**THE DATA:**
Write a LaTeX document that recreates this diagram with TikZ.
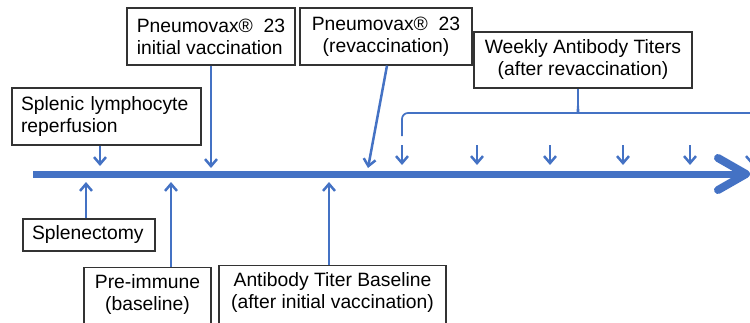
\documentclass[tikz,border=0pt]{standalone}
\usepackage{fontspec}
\setmainfont{Liberation Sans}
\usetikzlibrary{arrows.meta}
\definecolor{tlblue}{RGB}{68,114,196}
\begin{document}
\begin{tikzpicture}[x=1pt,y=-1pt,
  box/.style={draw=black!80, line width=1.1pt, fill=white, inner sep=0pt, font=\fontsize{19.3}{22}\selectfont, text=black},
  conn/.style={draw=tlblue, line width=2.5pt, -{Straight Barb[length=7pt,width=12pt,line width=2.5pt]}},
  brace/.style={draw=tlblue, line width=1.7pt},
  timeline/.style={draw=tlblue, line width=7pt}]
\useasboundingbox (0,0) rectangle (750,322);
\clip (0,0) rectangle (750,322);
% boxes
\node[box, minimum width=189pt, minimum height=57pt, text width=171pt, align=left] (splen) at (106.5,116.5) {Splenic lymphocyte\\reperfusion};
\node[box, minimum width=168pt, minimum height=57pt, align=left] (pneuA) at (211,36.5) {Pneumovax\textregistered{}\ \ 23\\initial vaccination};
\node[box, minimum width=172pt, minimum height=57pt, align=center] (pneuB) at (386,36.5) {Pneumovax\textregistered{}\ \ 23\\(revaccination)};
\node[box, minimum width=218pt, minimum height=56pt, align=center] (weekly) at (583,60) {Weekly Antibody Titers\\(after revaccination)};
\node[box, minimum width=132pt, minimum height=32pt, text width=114pt, align=left] (splx) at (89,235) {Splenectomy};
\node[box, anchor=north, minimum width=127pt, align=center, inner ysep=7pt, text depth=40pt] (preimm) at (147.5,267) {Pre-immune\\(baseline)};
\node[box, anchor=north, minimum width=227pt, align=center, inner ysep=7pt, text depth=40pt] (abbase) at (332.5,265) {Antibody Titer Baseline\\(after initial vaccination)};
% timeline
\coordinate (tstart) at (33,174);
\coordinate (tend) at (744,174);
\draw[timeline] (tstart) -- (tend);
\coordinate (hA) at (718,158);
\coordinate (hB) at (746,174);
\coordinate (hC) at (718,190);
\draw[timeline, line width=8pt, line cap=round, line join=round] (hA) -- (hB) -- (hC);
% targets on timeline
\coordinate (dSplen) at (100,166);
\coordinate (dPneuA) at (211,168);
\coordinate (dPneuB) at (368,168);
\coordinate (sPneuB) at (387,64);
\coordinate (uSplx) at (86,182);
\coordinate (uPre) at (171,182);
\coordinate (uAb) at (329,182);
\draw[conn] (splen.south -| dSplen) -- (dSplen);
\draw[conn] (pneuA.south -| dPneuA) -- (dPneuA);
\draw[conn] (pneuB.south -| sPneuB) -- (dPneuB);
\draw[conn] (splx.north -| uSplx) -- (uSplx);
\draw[conn] (preimm.north -| uPre) -- (uPre);
\draw[conn] (abbase.north -| uAb) -- (uAb);
% weekly arrows
\foreach \i/\x in {1/402,2/477,3/550,4/623,5/690,6/752}{
  \coordinate (ws\i) at (\x,145);
  \coordinate (we\i) at (\x,165);
  \draw[conn] (ws\i) -- (we\i);
}
% brace
\coordinate (bL) at (402,136);
\coordinate (bR) at (756,136);
\coordinate (bTip) at (578,102);
\draw[brace, rounded corners=6pt] (bL) -- (402,113) -- (572,113) to[out=0,in=-90] (bTip);
\draw[brace, rounded corners=6pt] (bTip) to[out=-90,in=180] (584,113) -- (756,113) -- (bR);
\draw[brace] (bTip) -- (weekly.south -| bTip);
\end{tikzpicture}
\end{document}
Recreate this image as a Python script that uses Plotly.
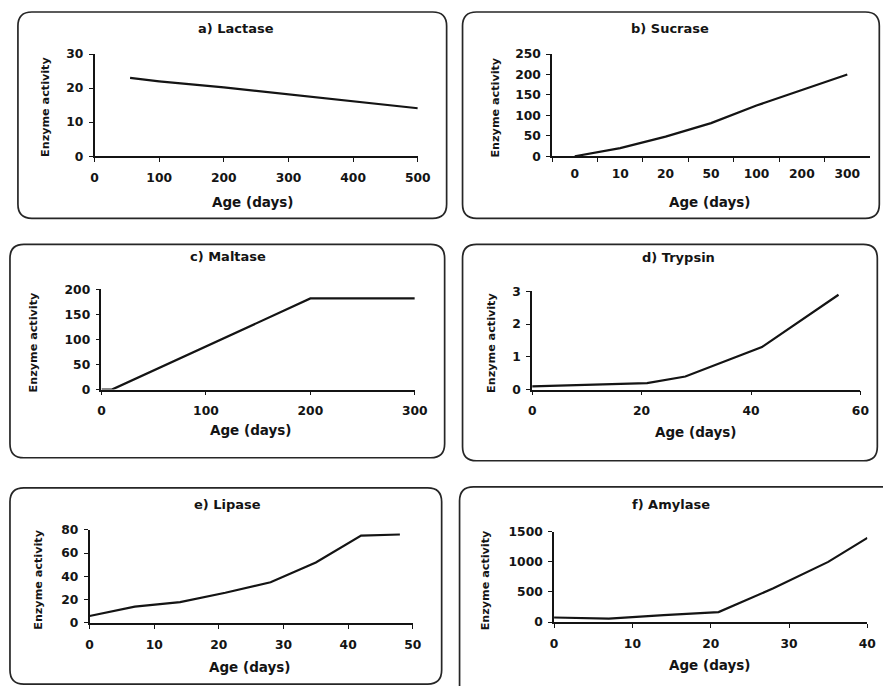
import plotly.graph_objects as go

W, H = 883, 686

# ---------------- data ----------------
lactase_age = [55, 100, 200, 300, 400, 500]
lactase_act = [23, 22, 20.2, 18.2, 16.3, 14.1]

sucrase_age = ["0", "10", "20", "50", "100", "200", "300"]
sucrase_act = [0, 20, 48, 81, 124, 162, 200]

maltase_age = [0, 10, 200, 300]
maltase_act = [0, 0, 182, 182]

trypsin_age = [0, 21, 28, 42, 56]
trypsin_act = [0.1, 0.2, 0.4, 1.3, 2.9]

lipase_age = [0, 7, 14, 21, 28, 35, 42, 48]
lipase_act = [6, 14, 18, 26, 35, 52, 75, 76]

amylase_age = [0, 7, 14, 21, 28, 35, 40]
amylase_act = [75, 55, 115, 165, 560, 1000, 1400]

titles = ["a) Lactase", "b) Sucrase", "c) Maltase", "d) Trypsin", "e) Lipase", "f) Amylase"]
x_title = "Age (days)"
y_title = "Enzyme activity"

# ---------------- layout helpers (screen px -> paper, with capture calibration) ----------------
SX, OX = 0.986, 2.0
SY, OY = 0.978, 8.0


def px(x):
    return ((x - OX) / SX) / W


def py(y):
    return 1 - ((y - OY) / SY) / H


def clamp(v):
    return min(1.0, max(0.0, v))


FONT = "DejaVu Sans"
INK = "#141414"

panels = [
    dict(x=lactase_age, y=lactase_act, area=(93, 418, 55, 157), xr=[0, 500], xd=100, yr=[0, 30], yd=10,
         box=(16, 13, 447, 219), t=(235, 29), xt=(252, 203), yt=(43, 108)),
    dict(x=sucrase_age, y=sucrase_act, area=(553, 873, 55, 157), xr=None, xd=None, yr=[0, 250], yd=50,
         box=(463, 13, 882, 219), t=(672, 29), xt=(712, 203), yt=(496, 108)),
    dict(x=maltase_age, y=maltase_act, area=(100, 415, 290, 390), xr=[0, 300], xd=100, yr=[0, 200], yd=50,
         box=(8, 245, 445, 458), t=(227, 257), xt=(250, 430), yt=(32, 343)),
    dict(x=trypsin_age, y=trypsin_act, area=(533, 863, 292, 390), xr=[0, 60], xd=20, yr=[0, 3], yd=1,
         box=(463, 245, 880, 461), t=(680, 258), xt=(698, 432), yt=(492, 343)),
    dict(x=lipase_age, y=lipase_act, area=(88, 413, 530, 623), xr=[0, 50], xd=10, yr=[0, 80], yd=20,
         box=(8, 488, 442, 684), t=(227, 505), xt=(249, 667), yt=(37, 580)),
    dict(x=amylase_age, y=amylase_act, area=(555, 870, 532, 622), xr=[0, 40], xd=10, yr=[0, 1500], yd=500,
         box=(460, 487, 900, 700), t=(673, 505), xt=(712, 665), yt=(487, 580)),
]

fig = go.Figure()
shapes = []
annotations = []


def rounded_box(x0, y0, x1, y1, r=14):
    rx, ry = r / (W * SX), r / (H * SY)
    X0, X1 = px(x0), px(x1)
    Y0, Y1 = py(y0), py(y1)
    path = (
        f"M {X0 + rx},{Y0} L {X1 - rx},{Y0} Q {X1},{Y0} {X1},{Y0 - ry} "
        f"L {X1},{Y1 + ry} Q {X1},{Y1} {X1 - rx},{Y1} "
        f"L {X0 + rx},{Y1} Q {X0},{Y1} {X0},{Y1 + ry} "
        f"L {X0},{Y0 - ry} Q {X0},{Y0} {X0 + rx},{Y0} Z"
    )
    return dict(type="path", xref="paper", yref="paper", path=path,
                line=dict(color="#262626", width=1.7), layer="below")


for i, p in enumerate(panels, start=1):
    xa = "x" if i == 1 else f"x{i}"
    ya = "y" if i == 1 else f"y{i}"
    fig.add_trace(go.Scatter(x=p["x"], y=p["y"], mode="lines",
                             line=dict(color=INK, width=2.2),
                             xaxis=xa, yaxis=ya, showlegend=False,
                             hoverinfo="x+y"))
    x0, x1, yt, yb = p["area"]
    xkey = "xaxis" if i == 1 else f"xaxis{i}"
    ykey = "yaxis" if i == 1 else f"yaxis{i}"
    common = dict(showgrid=False, zeroline=False, showline=True, linecolor=INK, linewidth=1.6,
                  ticks="outside", ticklen=4, tickwidth=1.4, tickcolor=INK,
                  tickfont=dict(family=FONT, size=12.3, color=INK, weight="bold"),
                  fixedrange=True)
    xdom = [clamp(px(x0)), clamp(px(x1))]
    ydom = [clamp(py(yb)), clamp(py(yt))]
    if p["xr"] is None:
        xaxis = dict(common, domain=xdom, anchor=ya, type="category",
                     tickson="boundaries", range=[-0.5, len(p["x"]) - 0.5],
                     ticklabelstandoff=5)
    else:
        xaxis = dict(common, domain=xdom, anchor=ya, range=p["xr"],
                     dtick=p["xd"], tick0=0, ticklabelstandoff=5)
    yaxis = dict(common, domain=ydom, anchor=xa, range=p["yr"],
                 dtick=p["yd"], tick0=0, ticklabelstandoff=3)
    fig.layout[xkey] = xaxis
    fig.layout[ykey] = yaxis

    shapes.append(rounded_box(*p["box"]))
    annotations.append(dict(text=titles[i - 1], x=px(p["t"][0]), y=py(p["t"][1]),
                            xref="paper", yref="paper", showarrow=False,
                            xanchor="center", yanchor="middle",
                            font=dict(family=FONT, size=13, color=INK, weight="bold")))
    annotations.append(dict(text=x_title, x=px(p["xt"][0]), y=py(p["xt"][1]),
                            xref="paper", yref="paper", showarrow=False,
                            xanchor="center", yanchor="middle",
                            font=dict(family=FONT, size=13.5, color=INK, weight="bold")))
    annotations.append(dict(text=y_title, x=px(p["yt"][0]), y=py(p["yt"][1]),
                            xref="paper", yref="paper", showarrow=False, textangle=-90,
                            xanchor="center", yanchor="middle",
                            font=dict(family=FONT, size=11.2, color=INK, weight="bold")))

fig.update_layout(width=W, height=H, margin=dict(l=0, r=0, t=0, b=0),
                  paper_bgcolor="white", plot_bgcolor="white",
                  shapes=shapes, annotations=annotations, showlegend=False)

fig.write_html("out.html", config={"displayModeBar": False},
               post_script="document.body.style.margin='0';document.body.style.padding='0';"
                           "document.documentElement.style.overflow='hidden';")
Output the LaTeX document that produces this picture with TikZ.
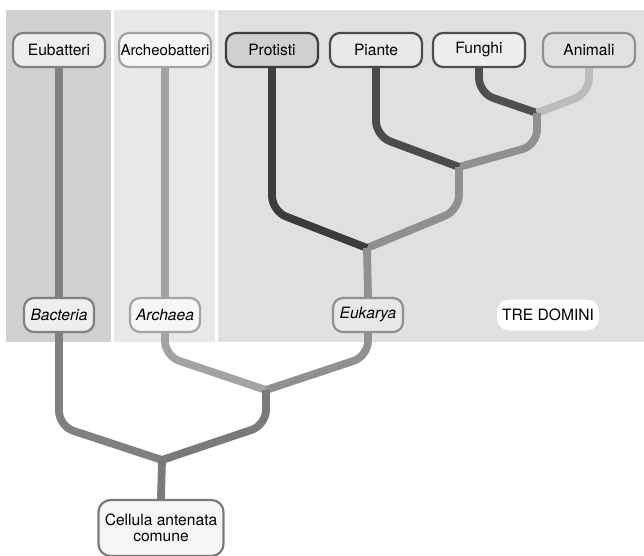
\documentclass[tikz,border=0pt]{standalone}
\usepackage{fontspec}
\setmainfont{TeX Gyre Heros}
\usepackage{xcolor}
\usepackage{tikz}
\usetikzlibrary{positioning}
\definecolor{bactbg}{HTML}{D0D0D0}
\definecolor{archbg}{HTML}{E8E8E8}
\definecolor{eukbg}{HTML}{E0E0E0}
\definecolor{cbact}{HTML}{808080}
\definecolor{carch}{HTML}{A3A3A3}
\definecolor{cprot}{HTML}{3C3C3C}
\definecolor{cpiante}{HTML}{4B4B4B}
\definecolor{cfunghi}{HTML}{4F4F4F}
\definecolor{canim}{HTML}{BBBBBB}
\definecolor{ceuk}{HTML}{909090}
\definecolor{ctrunk}{HTML}{7A7A7A}
\definecolor{paleleaf}{HTML}{EEEEEE}
\definecolor{whiteleaf}{HTML}{F6F6F6}
\tikzset{taxon/.style={rounded corners=10pt,line width=2.2pt,minimum width=92pt,minimum height=34pt,inner sep=1pt,font=\fontsize{15.6}{17}\selectfont},rankbox/.style={taxon,minimum width=70pt,font=\fontsize{15.6}{17}\selectfont\itshape},lineage/.style={line width=7.8pt,rounded corners=15pt}}

\begin{document}
\begin{tikzpicture}[x=1pt,y=-1pt]
\useasboundingbox (0,0) rectangle (644,555);
\fill[bactbg] (6,10) rectangle (111,342);
\fill[archbg] (114,10) rectangle (215,342);
\fill[eukbg] (218,10) rectangle (644,342);
\node[taxon,draw=cbact,fill=paleleaf] (eubatteri) at (59,50) {Eubatteri};
\node[taxon,draw=carch,fill=whiteleaf,font=\fontsize{15}{17}\selectfont] (archeo) at (165,50) {Archeobatteri};
\node[taxon,draw=cprot,fill=bactbg] (protisti) at (272,50) {Protisti};
\node[taxon,draw=cpiante,fill=archbg] (piante) at (376,50) {Piante};
\node[taxon,draw=cfunghi,fill=paleleaf] (funghi) at (479,50) {Funghi};
\node[taxon,draw=ceuk,fill=eukbg] (animali) at (589,50) {Animali};
\node[rankbox,draw=cbact,fill=paleleaf] (bacteria) at (59,315) {Bacteria};
\node[rankbox,draw=carch,fill=whiteleaf] (archaea) at (165,315) {Archaea};
\node[rankbox,draw=ceuk,fill=archbg] (eukarya) at (368,315) {Eukarya};
\node[rounded corners=12pt,fill=white,minimum width=102pt,minimum height=31pt,inner sep=1pt,font=\fontsize{15.6}{17}\selectfont] (tre) at (548,315) {TRE DOMINI};
\node[rounded corners=12pt,line width=2.2pt,draw=ctrunk,fill=whiteleaf,minimum width=125pt,minimum height=56pt,inner sep=1pt,align=center,font=\fontsize{15.6}{16}\selectfont] (root) at (161,528) {Cellula antenata\\comune};
\coordinate (jfa) at (537,113);
\coordinate (jpa) at (459,167);
\coordinate (jeuk) at (367,248);
\coordinate (jae) at (266,390);
\coordinate (jroot) at (162,460);
\draw[lineage,draw=cbact] (eubatteri.south)--(bacteria.north);
\draw[lineage,draw=carch] (archeo.south)--(archaea.north);
\draw[lineage,draw=cfunghi] (funghi.south)--++(0,25)--(jfa);
\draw[lineage,draw=canim] (animali.south)--++(0,25)--(jfa);
\draw[lineage,draw=ceuk] (jfa)--++(0,32)--(jpa);
\draw[lineage,draw=cpiante] (piante.south)--++(0,68)--(jpa);
\draw[lineage,draw=ceuk] (jpa)--++(0,43)--(jeuk);
\draw[lineage,draw=cprot] (protisti.south)--++(0,143)--(jeuk);
\draw[lineage,draw=ceuk] (jeuk)--(eukarya.north);
\draw[lineage,draw=carch] (archaea.south)--++(0,23)--(jae);
\draw[lineage,draw=ceuk] (eukarya.south)--++(0,23)--(jae);
\draw[lineage,draw=cbact] (bacteria.south)--++(0,93)--(jroot);
\draw[lineage,draw=ctrunk] (jae)--++(0,35)--(jroot);
\draw[lineage,draw=ctrunk] (jroot)--(root.north);
\end{tikzpicture}
\end{document}
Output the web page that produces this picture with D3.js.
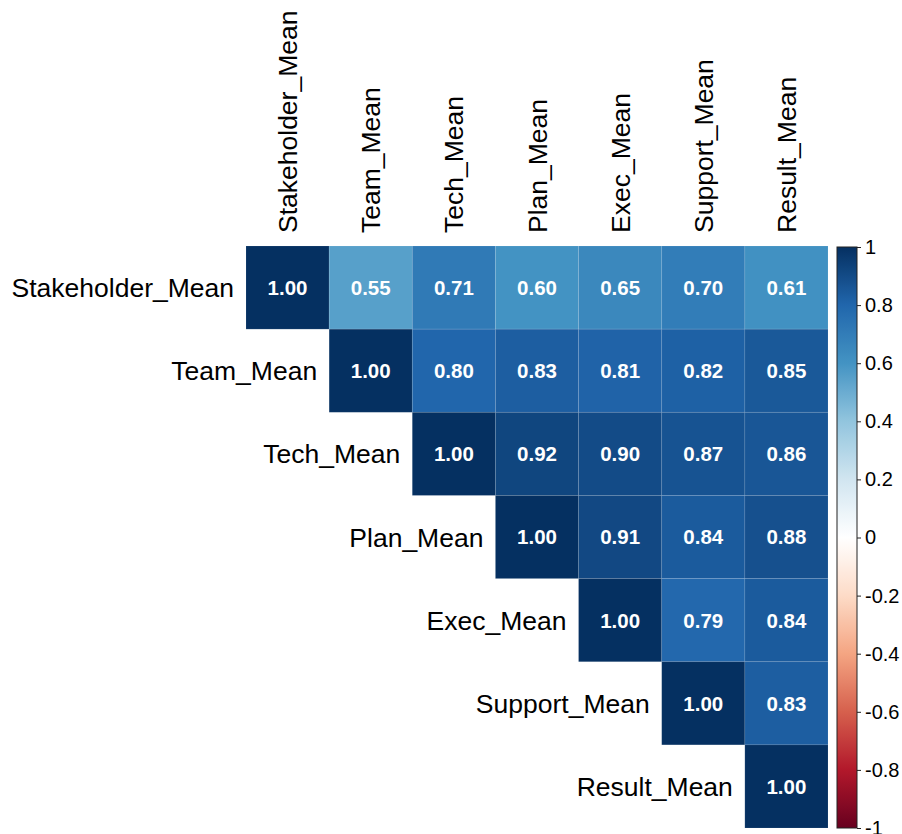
<html>
<head>
  <meta charset="utf-8">
  <script src="https://d3js.org/d3.v7.min.js"></script>
  <style>
    body { margin: 0; background: #fff; }
    text { font-family: "Liberation Sans", Arial, sans-serif; }
  </style>
</head>
<body>
<div id="chart"></div>
<script>
  var vars = ["Stakeholder_Mean", "Team_Mean", "Tech_Mean", "Plan_Mean", "Exec_Mean", "Support_Mean", "Result_Mean"];

  // upper triangle, row by row (starting at the diagonal)
  var row0 = [1.00, 0.55, 0.71, 0.60, 0.65, 0.70, 0.61];
  var row1 = [1.00, 0.80, 0.83, 0.81, 0.82, 0.85];
  var row2 = [1.00, 0.92, 0.90, 0.87, 0.86];
  var row3 = [1.00, 0.91, 0.84, 0.88];
  var row4 = [1.00, 0.79, 0.84];
  var row5 = [1.00, 0.83];
  var row6 = [1.00];
  var rows = [row0, row1, row2, row3, row4, row5, row6];

  var legendTicks = [1, 0.8, 0.6, 0.4, 0.2, 0, -0.2, -0.4, -0.6, -0.8, -1];
  var palette = ["#67001F", "#B2182B", "#D6604D", "#F4A582", "#FDDBC7", "#FFFFFF",
                 "#D1E5F0", "#92C5DE", "#4393C3", "#2166AC", "#053061"];

  var W = 902, H = 834;
  var svg = d3.select("#chart").append("svg").attr("width", W).attr("height", H);

  var x = d3.scaleBand().domain(vars).range([246, 828]);
  var y = d3.scaleBand().domain(vars).range([246, 828]);
  var color = d3.scaleLinear()
    .domain(d3.range(palette.length).map(function(i){ return -1 + 2 * i / (palette.length - 1); }))
    .range(palette).interpolate(d3.interpolateRgb);

  var cells = [];
  rows.forEach(function(r, i){
    r.forEach(function(v, k){
      cells.push({row: vars[i], col: vars[i + k], value: v});
    });
  });

  svg.selectAll("rect.cell").data(cells).enter().append("rect")
    .attr("class", "cell")
    .attr("x", function(d){ return x(d.col); })
    .attr("y", function(d){ return y(d.row); })
    .attr("width", x.bandwidth())
    .attr("height", y.bandwidth())
    .attr("fill", function(d){ return color(d.value); })
    .attr("stroke", "#ffffff").attr("stroke-opacity", 0.12).attr("stroke-width", 0.8);

  svg.selectAll("text.val").data(cells).enter().append("text")
    .attr("class", "val")
    .attr("x", function(d){ return x(d.col) + x.bandwidth() / 2; })
    .attr("y", function(d){ return y(d.row) + y.bandwidth() / 2; })
    .attr("text-anchor", "middle").attr("dy", "0.36em")
    .style("font-size", "20.5px").style("font-weight", "bold").style("fill", "#fff")
    .text(function(d){ return d.value.toFixed(2); });

  // row labels (right aligned before the diagonal)
  svg.selectAll("text.rowlab").data(vars).enter().append("text")
    .attr("class", "rowlab")
    .attr("x", function(d){ return x(d) - 12; })
    .attr("y", function(d){ return y(d) + y.bandwidth() / 2; })
    .attr("text-anchor", "end").attr("dy", "0.36em")
    .style("font-size", "26.5px").style("fill", "#000")
    .text(function(d){ return d; });

  // column labels, rotated
  svg.selectAll("text.collab").data(vars).enter().append("text")
    .attr("class", "collab")
    .attr("transform", function(d){ return "translate(" + (x(d) + x.bandwidth() / 2) + ",233) rotate(-90)"; })
    .attr("dy", "0.36em")
    .style("font-size", "26.5px").style("fill", "#000")
    .text(function(d){ return d; });

  // colour legend
  var lx = 837, lw = 20;
  var ly = d3.scaleLinear().domain([1, -1]).range([247, 828]);
  var defs = svg.append("defs");
  var grad = defs.append("linearGradient").attr("id", "cbar")
    .attr("x1", 0).attr("y1", 0).attr("x2", 0).attr("y2", 1);
  d3.range(0, 101).forEach(function(i){
    var v = 1 - 2 * i / 100;
    grad.append("stop").attr("offset", i + "%").attr("stop-color", color(v));
  });
  svg.append("rect").attr("x", lx).attr("y", ly(1)).attr("width", lw)
    .attr("height", ly(-1) - ly(1)).attr("fill", "url(#cbar)")
    .attr("stroke", "#222").attr("stroke-width", 1);

  var axis = d3.axisRight(ly).tickValues(legendTicks).tickSize(4).tickPadding(4)
    .tickFormat(function(d){ return String(+d.toFixed(1)); });
  var ag = svg.append("g").attr("transform", "translate(" + (lx + lw) + ",0)").call(axis);
  ag.select(".domain").remove();
  ag.selectAll("line").attr("stroke", "#222");
  ag.selectAll("text").style("font-size", "20px").style("fill", "#000")
    .style("font-family", "'Liberation Sans', Arial, sans-serif");
</script>
</body>
</html>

**WHAT IS BEING ASKED:** Collect the lines of the data that carry the word "this".

**ANSWER BELOW:**
Write a LaTeX document that recreates this diagram with TikZ.
Recreate this image as a Python script that uses Plotly.
Output the LaTeX document that produces this picture with TikZ.
Output the web page that produces this picture with D3.js.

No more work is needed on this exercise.